The Australian Economics and Business Studies Competition is an annual event aimed to assess students on their knowledge and understanding of economic and business theories. The Competition involves the participation of over 15,000 secondary students from more than 900 schools. The coordination of the Competition is performed by a non-profit organisation, the Organising Committee from the Australian School of Business at the University of New South Wales. The Organisation and its activities are undertaken entirely by students on a voluntary basis with generous support from the University.

== History ==
The Australian Economics Competition was first launched in New South Wales in 1991, and has since grown significantly to become one of the most recognised competitions of its kind. In 1996, due to overwhelming popularity, the competition expanded nationally, with students participating from all states and territories in Australia.

Since its introduction in 1999, the Australian Business Studies Competition has also experienced significant popularity and growth. In 2013, close to 10,000 high students from all states and territories across Australia took part in both Competitions, and in 2014, the Competition had its 23rd anniversary.

With the support of the University of Auckland, in 1997, students from New Zealand were invited to participate in the Economics Competition for the first time, with their involvement growing considerably from those earlier years.
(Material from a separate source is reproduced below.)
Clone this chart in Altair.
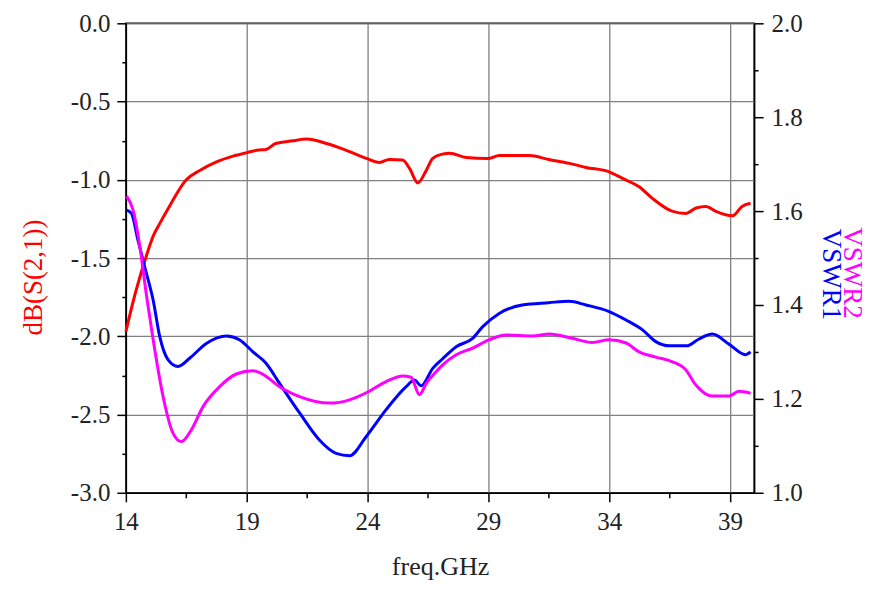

In later years, the competition continued to attract high school students from Tonga, Malaysia, Indonesia and Singapore.

== Format ==
Both competitions consist of 40 multiple choice questions, each with 4 choices, and points are gained or deducted for correct and incorrect responses respectively. All questions are of equal value. Each student will start off with ten marks. One mark will be awarded for each correct response, whilst each incorrect response will attract a one quarter mark penalty to discourage random guessing. Unattempted questions score zero. This gives a total mark ranging from 0 to 50.

The Competitions have a total duration of 50 minutes, and take place within each school, under strict examination conditions and supervision. No calculators or rulers are allowed during the competitions.

== Syllabus ==
The competition questions are set in conjunction with academics from the University of New South Wales. The competitions aim to provide a set of interesting and challenging questions to encourage and stimulate discussions amongst students and teachers, and encourages awareness of the current economics, business and political environment. These questions are not explicitly aimed at meeting the Australian Economics and Business Studies high school examination syllabi, but will stretch students in their understanding of those topics.

== Awards system ==
Awards and prizes for both Competitions are in two divisions: Year 11 and below, and Year 12. In each division, awards are allocated on a statewide basis as follows:
- High Distinction – Top 5%
- Distinction – Next 15% (top 5-20%)
- Credit – Next 30% (top 20-50%)
- Participation- For all other students

All participating students receive a certificate signed by a representative from the University of New South Wales. In addition, top students from each division receive monetary prize(s). The prizes are $50, $75, $100 and $200 for each of the State Winners. The overall National Winner(s) receive $400. State and National Winners also receive engraved trophies.